In a November 1938 Memorandum to the British Labour Party, on the Demands for Reform of the Ceylon Constitution, Woolf advocated “Ensuring a large measure of devolution or even introducing a federal system on the Swiss model.” He wrote “The Swiss federal cantonal system has proved extraordinarily successful under circumstances very similar to those in Ceylon, i.e., the co-existence in a single democratic state of communities of very different size, sharply distinguished from one another by race, language and religion.” (‘Letters of Leonard Woolf’, ed. Frederic Spotts, London, Weidenfeld and Nicholson, 1990, pp. 416-7).

Today the unitary state model in Britain has changed greatly. It has changed to accommodate a parliament in Scotland, a power sharing executive in Northern Ireland and an assembly in Wales. Unfortunately in our 71st year of Independence we politicians whose mindsets are rooted in the past. The main issue they are taking before the people is that the country is in danger of being divided.

Today we have one set of politicians saying that the government’s proposals for constitutional reforms and meant to undermine the unitary state. We have another set of politicians who are proposing to take out the term “unitary state” from the constitution and replace it with Sinhala and Tamil words that they say are its exact equivalents while others say it is not. As a result the level of mistrust of politicians is high when it comes to the issue of constitutional reform.

FUTURE HOPE
On the day before Sri Lanka celebrated its 71st Independence Day, over 250 youth representing 8 districts of the country spanning the North and South and all ethnic and religious communities came together for three days of activities. Most of them had never met each other before, but they had spent two years engaging in training on peacebuilding which included getting to know about the political and social challenges facing the country.

These 250 young people demonstrated that they have the energy and enthusiasm to work across ethnic and religious differences. During the three days they spent together, the young people experienced trust building and problem solving exercises which are the main lacuna in the country today in terms of inter ethnic and inter religious relations.

The hardest problem is to find a solution to the ethnic conflict that is endorsed by all communities. The differences between the parties, even within the government alliance, are very great. The past four years have not been sufficient for them to develop enough trust and understanding between themselves to reach out to each other and compromise on their differences. This is why the draft constitution that has been developed by the expert committee of parliament is not being presented as a formal government document.

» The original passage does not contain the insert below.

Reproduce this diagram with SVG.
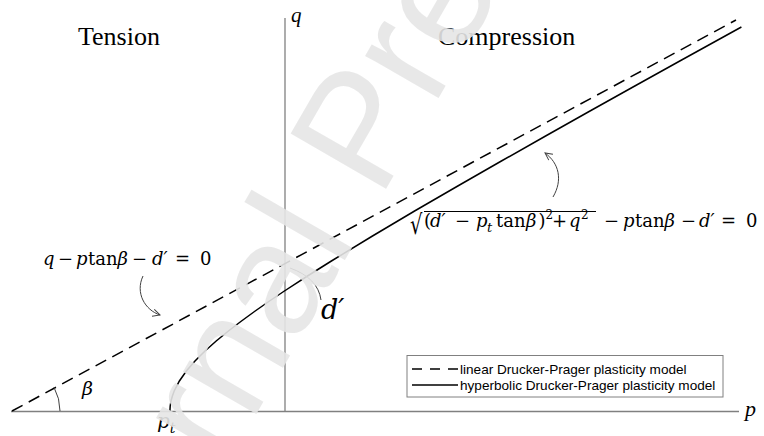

The challenge for Sri Lanka is to create a set of common political values that members of all communities can accept that are based on respect for human rights and the rule of law. This is the process that needs to be speeded up through a new constitution that will create citizens who are politically equal, not subjected to discrimination and with the right to determine their own future within a united country whether the constitutional label is unitary or not.